How do we find data, anyway? — May 20-26, 2019


Image of datum definition tracing its Latin roots and popularity increase over time

Something given. That's a nice way of thinking about it. Of course, much of the data that we are 'given' wasn't really given willingly. When we topic model Martha Ballard's diary, did she give this to us? Of course, she couldn't have imagined what we might try to do to it. Other kinds of data - census data, for instance - were compelled: folks had to answer the questions, on pain of punishment. This is all to suggest that there is a moral dimension to what we do with big data in history. Stop for a moment and read The Joys of Big Data (if you haven't already) and then The Third Wave of Computational History.

Digitized data is not value-neutral; we need to think about, and talk about, what it means to collect, transform, analyze and visualize it. Who has the power here? (and you might also reflect on 'the most profitable obsolete technology' ) Finally, you might also think about recent history - listen to Ian Milligan discuss how Yahoo's closure of Geocities represented a terrible blow to social history.

Accepting that historical 'big' data is out there, that there's more material than one person can usefully digest and understand, and that a big-picture, macroscopic point of view is a useful perspective, means also thinking about the digital milieu that makes this possible. But see this piece by Tim Sherratt on Seams and edges: Dreams of aggregation, access & discovery in a broken world. We interact with the data we find, and in the process, we alter both it and ourselves! As you do your projects and work through this workbook, think about the ethical, moral, and legal dimensions to what you are doing. Always keep track of your thoughts in your notebook. Remember to put them up in your GitHub repo.

Finding big data

So how can we find big data? The exercises in this module will teach you how some historical materials get online, and the work involved in doing that. They will show you how to use wget on the command line to grab webpages; and they will introduce you to the concept of APIs and what you might achieve with them as a historian. Additional exercises show you how to use some existing free and commercial tools for webscraping; and we will also learn how to grab social media data as well.

For future references consult this list of historical data sources. You should also perhaps dip into the 'Data Fundamentals' part of Data + Design (PDF opens in new window); think of it as another excellent textbook to help you when you need another perspective on the materials in this course.

And don't forget serendipity

Follow researchers and institutions in your field of study. Once on Twitter I saw something that struck me as an excellent find. Penn Libraries tweeted, and I retweeted, a link to a traveller's diary from the 19th century - a woman who sailed from the US to Europe and thence the Nile, which she ascended and explored. Tweeting about it led to a flurry of activity amongst scholars, and even now, the transcription has begun. Indeed, I made an Android-only game out of it.

But first... let's set a bit of framework.

If we're going to find data, we need to be able to access the power of our machines, to get them to do what we want. It's worth thinking about what Corey Doctorow has called the war on general purpose computing as we begin...

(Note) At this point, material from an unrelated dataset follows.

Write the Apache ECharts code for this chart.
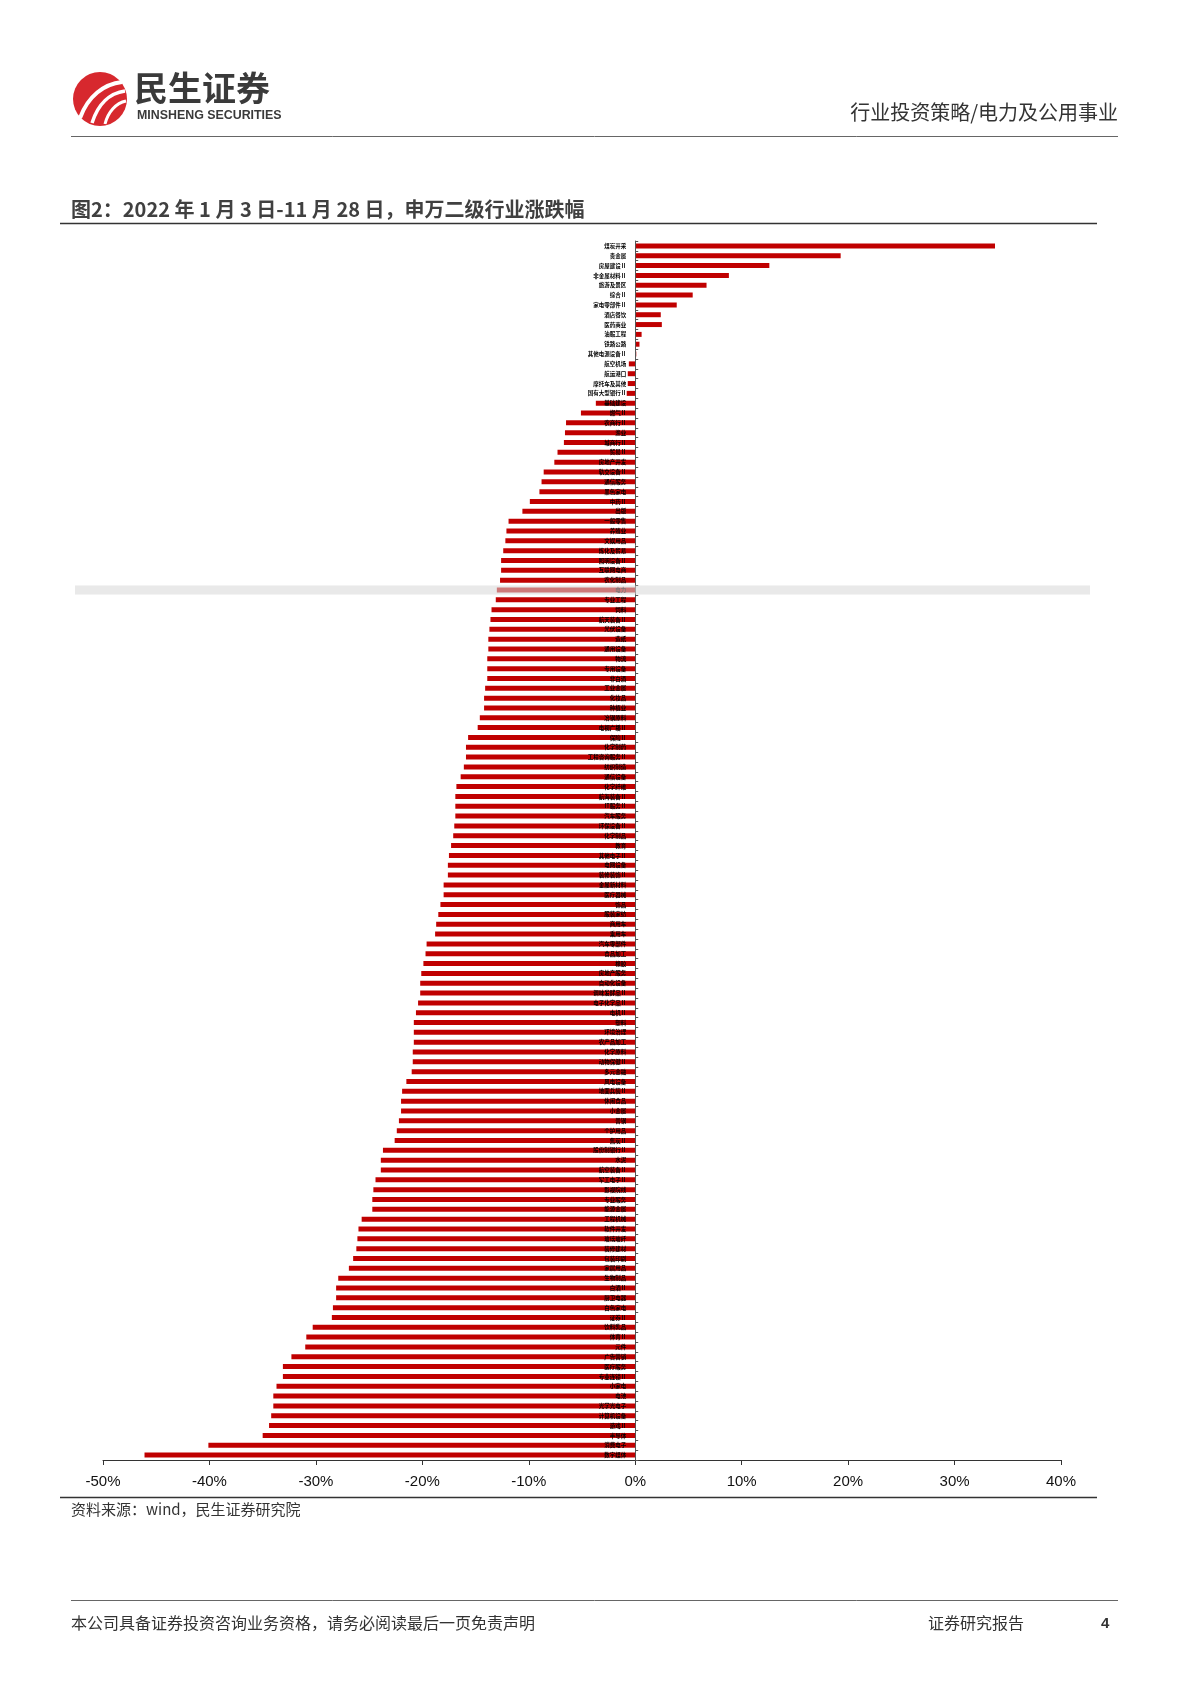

...and then thinking about what 'search' actually means. Check out Ted Underwood's piece on 'Theorizing Research Practices We Forgot to Theorize Twenty Years Ago'.

Finally, Cameron Blevins has some thoughts on the 'perpetual sunrise of methodology'.

What you need to do this week

  1. Respond to the readings and the reading questions through annotation (taking care to respond to others' annotations as well) - see the instructions below. Remember to tag your annotations with 'hist3814o' so that we can find them on the course group. Remember to annotate using our HIST3814o group.
  2. Do the exercises for this module, pushing yourself as far as you can. Annotate the instructions where they might be unclear or confusing; see if others have annotated them as well, and respond to them with help if you can. Keep an eye on our Slack channel - you can always offer help or seek out help there. Write a blog post describing what happened as you went through the exercises (your successes, your failures, the help you may have found/received), and link to your 'faillog' (ie. the notes you upload to your GitHub account - for more on that, see the exercises!).
  3. Submit your work to the course submission form.


This week, I want you to choose just one of the articles linked to above to do your 'official' annotations on OR annotate one of these two articles regarding the 'Transcribing Bentham' project:

Again, I also want you to respond to at least one substantive annotation made by your peers. Remember, with you can annotate pdfs that you have opened in your browser from a website.

Reading questions: Have you ever sat down with one of the librarians to get help finding something? Consider the knowledge and labour involved not just with finding materials, but in making materials findable in the first place. Make an entry in your blog that reflects on these questions in the light of your annotations.